Obama lawsuit proper or ‘preposterous’? (with video)

 

(Click image to watch video)

 

By Ed Sykes

 

Depending on whom you ask, House Speaker John Boehner’s plan to sue President Obama for failing to “faithfully execute the law” is either a courageous constitutional crusade or a pointless political pipe dream.

 

Republicans say the president has used executive authority to circumvent Congress in an illegal way, specifically citing the president’s decision to delay the employer mandate of the Affordable Care Act. Democrat say the suit is all about scoring political points in an election year.

 

“The president in my opinion has gone too far,” said Rep. Pete Sessions, R-Texas. “Rather than faithfully execute the laws as the Constitution requires, the president has instead selectively enforced the law in some instances, ignoring the law in other instances, and a few cases changed the law altogether.”

 

“The lawsuit is preposterous, it’s a political exercise,” said Rep.

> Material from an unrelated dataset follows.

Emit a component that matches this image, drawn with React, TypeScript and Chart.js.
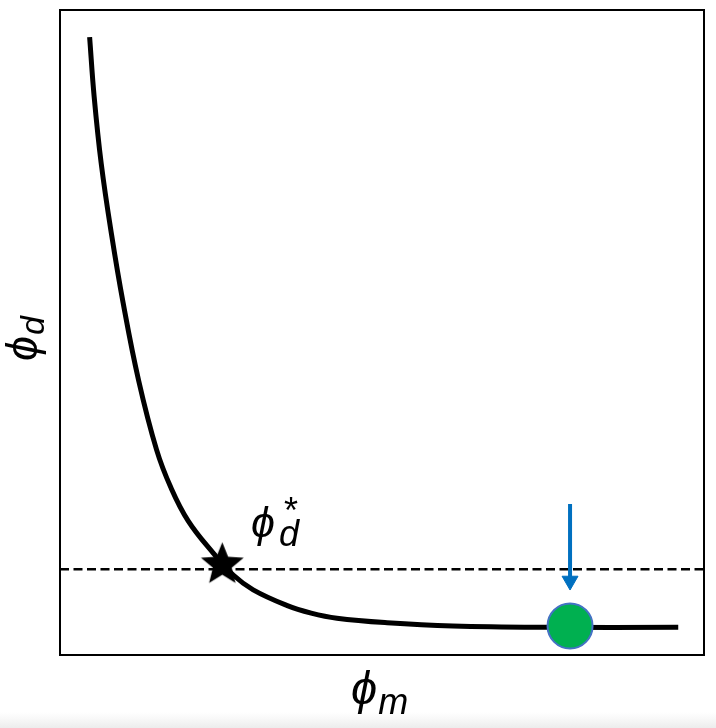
import React, { useEffect, useRef } from "react";
import { Chart, registerables } from "chart.js";

Chart.register(...registerables);

// Main curve (phi_m, phi_d)
const curveX = [0.46, 0.53, 0.64, 0.8, 0.98, 1.22, 1.5, 1.72, 1.99, 2.38, 2.69, 3.0, 3.52, 3.9, 4.3, 5.08, 6.1, 7.56, 9.6];
const curveY = [9.58, 8.66, 7.62, 6.52, 5.46, 4.26, 3.18, 2.6, 2.08, 1.58, 1.24, 1.01, 0.77, 0.65, 0.57, 0.5, 0.45, 0.43, 0.43];

// Threshold phi_d*
const thresholdX = [0, 10];
const thresholdY = [1.33, 1.33];

// Star marker at the intersection
const starX = [2.52];
const starY = [1.4];

// Green operating point
const pointX = [7.92];
const pointY = [0.45];

// Blue arrow (shaft from top to base of head) and head
const arrowX = [7.92, 7.92];
const arrowY = [2.34, 1.2];
const arrowHeadX = [7.92];
const arrowHeadY = [1.15];

const xLabel = "ϕ";
const xSub = "m";
const yLabel = "ϕ";
const ySub = "d";
const starLabel = "ϕ";
const starSup = "*";
const starSub = "d";

function makeStar(R: number): HTMLCanvasElement {
  const c = document.createElement("canvas");
  const s = Math.ceil(R * 2 + 4);
  c.width = s;
  c.height = s;
  const ctx = c.getContext("2d")!;
  const cx = s / 2;
  const cy = s / 2;
  const r = R * 0.44;
  ctx.beginPath();
  for (let i = 0; i < 10; i++) {
    const rad = i % 2 === 0 ? R : r;
    const a = -Math.PI / 2 + (i * Math.PI) / 5;
    const px = cx + Math.cos(a) * rad;
    const py = cy + Math.sin(a) * rad;
    if (i === 0) ctx.moveTo(px, py);
    else ctx.lineTo(px, py);
  }
  ctx.closePath();
  ctx.fillStyle = "#000";
  ctx.fill();
  return c;
}

const zip = (xs: number[], ys: number[]) => xs.map((x, i) => ({ x, y: ys[i] }));

const framePlugin = {
  id: "frame",
  beforeDraw(chart: any) {
    const { ctx, width } = chart;
    ctx.save();
    ctx.fillStyle = "#ffffff";
    ctx.fillRect(0, 0, width, chart.height);
    const g = ctx.createLinearGradient(0, 712, 0, 728);
    g.addColorStop(0, "rgba(240,240,240,0)");
    g.addColorStop(1, "rgba(236,236,236,1)");
    ctx.fillStyle = g;
    ctx.fillRect(0, 712, width, 16);
    ctx.restore();
  },
  afterDraw(chart: any) {
    const { ctx, chartArea } = chart;
    const { left, top, right, bottom } = chartArea;
    ctx.save();
    ctx.strokeStyle = "#000";
    ctx.lineWidth = 2;
    ctx.strokeRect(left, top, right - left, bottom - top);

    ctx.fillStyle = "#000";
    ctx.textBaseline = "alphabetic";
    ctx.textAlign = "left";
    const fam = '"Liberation Sans", Arial, sans-serif';

    // x label
    ctx.font = `italic 47px ${fam}`;
    const wx = ctx.measureText(xLabel).width;
    ctx.fillText(xLabel, 351, 704);
    ctx.font = `italic 36px ${fam}`;
    ctx.fillText(xSub, 351 + wx + 1, 714);

    // y label rotated
    ctx.save();
    ctx.translate(37, 361);
    ctx.rotate(-Math.PI / 2);
    ctx.font = `italic 45px ${fam}`;
    const wy = ctx.measureText(yLabel).width;
    ctx.fillText(yLabel, 0, 0);
    ctx.font = `italic 34px ${fam}`;
    ctx.fillText(ySub, wy + 1, 7);
    ctx.restore();

    // star label
    ctx.font = `italic 43px ${fam}`;
    const ws = ctx.measureText(starLabel).width;
    ctx.fillText(starLabel, 251, 537);
    ctx.font = `36px ${fam}`;
    ctx.fillText(starSup, 251 + ws + 9, 523);
    ctx.font = `italic 36px ${fam}`;
    ctx.fillText(starSub, 251 + ws + 4, 546);
    ctx.restore();
  },
};

export default function App() {
  const ref = useRef<HTMLCanvasElement | null>(null);
  useEffect(() => {
    if (!ref.current) return;
    const star = makeStar(22.5);
    const chart = new Chart(ref.current, {
      type: "line",
      data: {
        datasets: [
          {
            data: zip(curveX, curveY),
            borderColor: "#000",
            borderWidth: 5,
            pointRadius: 0,
            tension: 0.4,
            fill: false,
            order: 5,
          },
          {
            data: zip(thresholdX, thresholdY),
            borderColor: "#000",
            borderWidth: 2.6,
            borderDash: [9, 4.5],
            pointRadius: 0,
            fill: false,
            order: 6,
          },
          {
            data: zip(arrowX, arrowY),
            borderColor: "#0070C0",
            borderWidth: 4,
            pointRadius: 0,
            fill: false,
            order: 3,
          },
          {
            data: zip(arrowHeadX, arrowHeadY),
            showLine: false,
            pointStyle: "triangle",
            rotation: 180,
            pointRadius: 9.2,
            backgroundColor: "#0070C0",
            borderColor: "#0070C0",
            borderWidth: 1,
            order: 2,
          },
          {
            data: zip(starX, starY),
            showLine: false,
            pointStyle: star as any,
            pointRadius: 22,
            order: 1,
          },
          {
            data: zip(pointX, pointY),
            showLine: false,
            pointStyle: "circle",
            pointRadius: 22.5,
            backgroundColor: "#00B050",
            borderColor: "#4472C4",
            borderWidth: 2,
            order: 0,
          },
        ] as any,
      },
      options: {
        animation: false,
        responsive: false,
        events: [],
        layout: { autoPadding: false, padding: { left: 60, top: 10, right: 12, bottom: 73 } },
        plugins: { legend: { display: false }, tooltip: { enabled: false } },
        scales: {
          x: { type: "linear", min: 0, max: 10, display: false },
          y: { type: "linear", min: 0, max: 10, display: false },
        },
        datasets: { line: { clip: false } as any },
      } as any,
      plugins: [framePlugin],
    });
    return () => chart.destroy();
  }, []);
  return (
    <div style={{ position: "absolute", left: 0, top: 0, width: 716, height: 728 }}>
      <canvas ref={ref} width={716} height={728} style={{ display: "block", width: 716, height: 728 }} />
    </div>
  );
}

Louise Slaughter, D-N.Y. “This is a partisan political stunt timed to peak in the House of Representatives in November right as the midterm elections are happening.”

 

Both sides fleshed out their arguments Wednesday on Capitol Hill, as the House Rules Committee heard testimony from four legal experts about the merits and drawbacks of launching a court battle against the executive branch.

 

“The president’s pledge to effectively govern alone is alarming,” said Jonathan Turley, professor of public interest law at the George Washington University Law School. “I voted for him in 2008. This is not a question of what should be done, it is a question of how it should be done and more importantly who should do it.”

 

Republican witnesses told lawmakers executive overreach has long plagued the American political system, going back to George W. Bush and other presidents before him. Only Congress, they say, has the power to defend itself.

 

“Litigation may be the best, most tailored and proportionate remedy when the executive branch fails to faithfully execute one of your laws,” said Elizabeth Foley, professor of law at Florida International University College of Law.

 

Other experts aren’t convinced.

 

“The president is not refusing to enforce this law that will constitute his signature legacy, he is phasing it in,” said Simon Lazarus, senior counsel at the Constitutional Accountability Center. “As a legal as well as a practical matter, that’s well within his job description.”

 

Acting United States Solicitor General Walter Dellinger III believes the suit is completely fabricated and would overlook the very separation of powers Republicans say they’re fighting to protect.

 

“You don’t have a role in how the executive branch administers the law,” said Dellinger. “Allowing this kind of suit by the Congress every time it disagreed with how the president carried out the law would be a radical liberalization of the role that the judiciary has played.”

 

The House Rules Committee will be the only committee to hold hearings and mark up the proposed resolution to file suit against the president. Slaughter, the committee’s ranking Democrat, said that gives them a “special responsibility to weigh these issues carefully.”